(Primera parte)

El amor es inventarse un cuento que no existe, una mentira que se defiende hasta el final. En esa autoficción, en nombre del “había una vez”, dejamos el pellejo y la calma. Sólo importa dicho relato imposible mientras ocurre, aunque la posibilidad diarística, como pulsión de registro, nos salve de la desmemoria. Quien ama sale del tiempo oficial, el que se mide con relojes de acero, agua o arena, para entrar en el tiempo del mito, veneno de hadas que transforma en príncipe a la bestia; segundos que se vuelven siglos o meses que transcurren en minutos de sudor, semen, sangre y lágrimas. Conversión de la palabra en fluido y luego en silencio que reinará cuando la burbuja se rompa. Siempre hay un desenlace que la pincha, un principio de realidad con forma de dinero que falta, mensaje que no debió leerse, mentira que se descubre o atención que se distrae en nombre del narcisismo de esta época. Todo villano de esa lógica posible que llamamos amor y nos contamos para dar sentido a la brutalidad de nuestro deseo sexual es el mismo amor inevitable porque si el lenguaje es la casa del ser, el síndrome nombrado es la pareja. La enfermedad se disfraza de vínculo cuando es angustia de muerte, duelo irresoluble, necesidad de aventura negada, ansia de diégesis que va abriendo cajas chinas, es decir, nuevos relatos, amores que se mezclan, líos que se buscan desde la flora del inconsciente para que el opio de la racionalidad funcione.

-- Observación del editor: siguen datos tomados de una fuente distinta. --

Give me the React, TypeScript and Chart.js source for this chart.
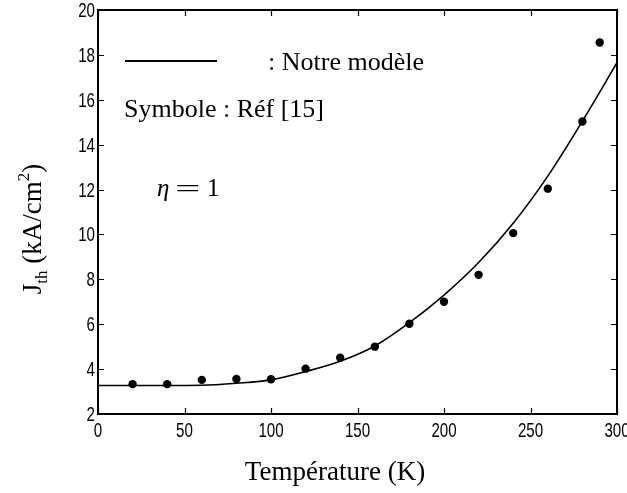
import React, { useEffect, useRef } from "react";
import { Chart, registerables } from "chart.js";

Chart.register(...registerables);

// Reference data (Réf [15])
const refTemps = [20, 40, 60, 80, 100, 120, 140, 160, 180, 200, 220, 240, 260, 280, 290];
const refJth = [3.33, 3.33, 3.52, 3.56, 3.55, 4.02, 4.51, 5.0, 6.02, 7.0, 8.2, 10.06, 12.04, 15.03, 18.55];

// Model curve (Notre modèle)
const modelTemps = [0, 20, 40, 60, 80, 100, 120, 140, 160, 180, 200, 220, 240, 260, 280, 300];
const modelJth = [3.27, 3.27, 3.27, 3.28, 3.37, 3.52, 3.89, 4.35, 5.03, 6.07, 7.3, 8.75, 10.5, 12.6, 15.05, 17.65];

const xTicks = [0, 50, 100, 150, 200, 250, 300];
const yTicks = [2, 4, 6, 8, 10, 12, 14, 16, 18, 20];

const SERIF = '"Liberation Serif", "Times New Roman", serif';
const SANS = '"Liberation Sans", Arial, sans-serif';

const decorPlugin = {
  id: "decor",
  afterDraw(chart: any) {
    const { ctx, chartArea, scales } = chart;
    const { left, right, top, bottom } = chartArea;
    const xs = scales.x;
    const ys = scales.y;
    ctx.save();
    // Box
    ctx.strokeStyle = "#000";
    ctx.lineWidth = 2;
    ctx.strokeRect(left, top, right - left, bottom - top);
    // Inward ticks
    ctx.lineWidth = 1.2;
    const tl = 6;
    ctx.beginPath();
    xTicks.forEach((v) => {
      const px = Math.round(xs.getPixelForValue(v)) + 0.5;
      ctx.moveTo(px, bottom);
      ctx.lineTo(px, bottom - tl);
      ctx.moveTo(px, top);
      ctx.lineTo(px, top + tl);
    });
    yTicks.forEach((v) => {
      const py = Math.round(ys.getPixelForValue(v)) + 0.5;
      ctx.moveTo(left, py);
      ctx.lineTo(left + tl, py);
      ctx.moveTo(right, py);
      ctx.lineTo(right - tl, py);
    });
    ctx.stroke();

    // Tick labels (narrow sans)
    ctx.fillStyle = "#000";
    ctx.font = `21px ${SANS}`;
    const sx = 0.72;
    ctx.textBaseline = "alphabetic";
    yTicks.forEach((v) => {
      const py = ys.getPixelForValue(v);
      const s = String(v);
      const w = ctx.measureText(s).width * sx;
      ctx.save();
      ctx.translate(left - 3 - w, py + 7);
      ctx.scale(sx, 1);
      ctx.textAlign = "left";
      ctx.fillText(s, 0, 0);
      ctx.restore();
    });
    xTicks.forEach((v) => {
      const px = xs.getPixelForValue(v);
      const s = String(v);
      ctx.save();
      ctx.translate(px, bottom + 23);
      ctx.scale(sx, 1);
      ctx.textAlign = "center";
      ctx.fillText(s, 0, 0);
      ctx.restore();
    });

    // Legend line sample
    ctx.lineWidth = 2;
    ctx.beginPath();
    ctx.moveTo(125, 61);
    ctx.lineTo(217, 61);
    ctx.stroke();

    ctx.textBaseline = "alphabetic";
    ctx.textAlign = "left";
    ctx.font = `26px ${SERIF}`;
    ctx.fillText(": Notre modèle", 268, 70);
    ctx.fillText("Symbole : Réf [15]", 124, 117);

    // eta = 1
    ctx.font = `italic 25px ${SERIF}`;
    ctx.fillText("η", 157, 196);
    ctx.font = `25px ${SERIF}`;
    ctx.save();
    ctx.translate(175, 196);
    ctx.scale(1.8, 0.9);
    ctx.fillText("=", 0, 0);
    ctx.restore();
    ctx.fillText("1", 207, 196);

    // X title
    ctx.font = `27px ${SERIF}`;
    ctx.textAlign = "center";
    ctx.fillText("Température (K)", 335, 480);

    // Y title with sub/superscripts
    ctx.save();
    ctx.translate(41, 229);
    ctx.rotate(-Math.PI / 2);
    ctx.textAlign = "left";
    const big = `27px ${SERIF}`;
    const small = `17px ${SERIF}`;
    const parts = [
      { t: "J", f: big, dy: 0 },
      { t: "th", f: small, dy: 6 },
      { t: " (kA/cm", f: big, dy: 0 },
      { t: "2", f: small, dy: -12 },
      { t: ")", f: big, dy: 0 },
    ];
    let total = 0;
    parts.forEach((p) => {
      ctx.font = p.f;
      total += ctx.measureText(p.t).width;
    });
    let cx = -total / 2;
    parts.forEach((p) => {
      ctx.font = p.f;
      ctx.fillText(p.t, cx, p.dy);
      cx += ctx.measureText(p.t).width;
    });
    ctx.restore();

    ctx.restore();
  },
};

export default function App() {
  const canvasRef = useRef<HTMLCanvasElement | null>(null);

  useEffect(() => {
    if (!canvasRef.current) return;
    const chart = new Chart(canvasRef.current, {
      type: "scatter",
      data: {
        datasets: [
          {
            label: "Notre modèle",
            data: modelTemps.map((t, i) => ({ x: t, y: modelJth[i] })),
            showLine: true,
            borderColor: "#000",
            borderWidth: 1.6,
            pointRadius: 0,
            cubicInterpolationMode: "monotone",
            fill: false,
          },
          {
            label: "Réf [15]",
            data: refTemps.map((t, i) => ({ x: t, y: refJth[i] })),
            showLine: false,
            pointRadius: 4.2,
            pointBackgroundColor: "#000",
            pointBorderColor: "#000",
            pointBorderWidth: 0,
          },
        ],
      },
      options: {
        responsive: false,
        animation: false,
        layout: { padding: { top: 10, right: 10, left: 0, bottom: 0 } },
        plugins: {
          legend: { display: false },
          tooltip: { enabled: false },
          title: { display: false },
        },
        scales: {
          x: {
            type: "linear",
            min: 0,
            max: 300,
            afterFit: (s: any) => {
              s.height = 79;
              s.paddingLeft = 0;
              s.paddingRight = 0;
            },
            ticks: { display: false, stepSize: 50 },
            grid: { display: false, drawTicks: false },
            border: { display: false },
          },
          y: {
            type: "linear",
            min: 2,
            max: 20,
            afterFit: (s: any) => {
              s.width = 98;
              s.paddingTop = 0;
              s.paddingBottom = 0;
            },
            ticks: { display: false, stepSize: 2 },
            grid: { display: false, drawTicks: false },
            border: { display: false },
          },
        },
      },
      plugins: [decorPlugin],
    } as any);
    return () => chart.destroy();
  }, []);

  return (
    <div style={{ position: "fixed", left: 0, top: 0, width: 627, height: 493, background: "#fff" }}>
      <canvas ref={canvasRef} width={627} height={493} style={{ display: "block" }} />
    </div>
  );
}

Amar es pretender abrir los botones del viento como si el espacio fuera un abrigo donde deseamos guarecernos desnudos, inermes. El que corresponde a esas ganas de morir o perder apostando a la locura sabe que debe ser piadoso, no abusar de la fragilidad del personaje. El amante es un disfraz, una máscara, por eso a veces nos da miedo. Cuando nosotras mismas la llevamos puesta se encarna con el suspiro del orgasmo. De ahí la pérdida de la identidad, la impostación del deseo de sobrevivencia porque insisto, el que ama quiere morir, aunque lo niegue, a pesar de esa ilusión de eternidad mientras la obra de teatro se representa. Sabemos que caerá el telón tarde o temprano y el público se irá a sus casas hablando del argumento. La idea es que no lo olviden, que vuelvan a pagar la entrada cada vez más costosa, pues el tiempo que también mata, no se detiene. Los tejidos se oxidan, las vaginas se resecan, los penes ya no se alzan. No obstante, la verdadera tragedia del amor es no saber que sueña un sueño mientras dormido sufre el trance. “¿Por qué para ser feliz hace falta no saberlo?”, se pregunta el pastor amoroso, Alberto Caeiro, otra máscara ideada por Pessoa. La respuesta no es difícil, si se está en pleno dominio de la conciencia de la felicidad se toca su finitud, tal conciencia es herbicida. No saber que la felicidad irrumpe es condición obligada del dolor que vendrá en la falta, en la desaparición del otro, durante la oscura metamorfosis del amante en fantasma que permanece adentro, que vive hasta que, en realidad, el que amó muere. Buena o mala noticia: nadie se va del todo. Lo más difícil es un exorcismo interrumpido, alguien que no termina de convertirse en recuerdo, de enterrarse en la memoria, de resucitar al tercer día con un hábito, un gesto, un gusto, una manía que queda, una palabra que se aprendió como un hongo, un virus, un maullido o a una manera de asomarse a las ventanas para conversar cuando amanece, cuando el cielo es enigma a cierta hora con “eso” que siempre es nube y, como el amor es ciego, entra en los ojos con su éter.

Todo lo anterior porque en febrero venden corazones para no pensar en la narrativa que nos daña. Los seres humanos creamos ceremonias y efemérides para erotizar lo terrible, la angelada maldición de los amores, la enfermedad, el síndrome como enjambre de mariposas de vapor, ni más ni menos que la erótica de un espejismo, la poética de cada mentira urgente porque al final de la caja de Pandora no sólo sale la esperanza, va unida a la verdad de que ninguna hipnosis amorosa vale el tiempo de su muerte ni el espacio de la pena.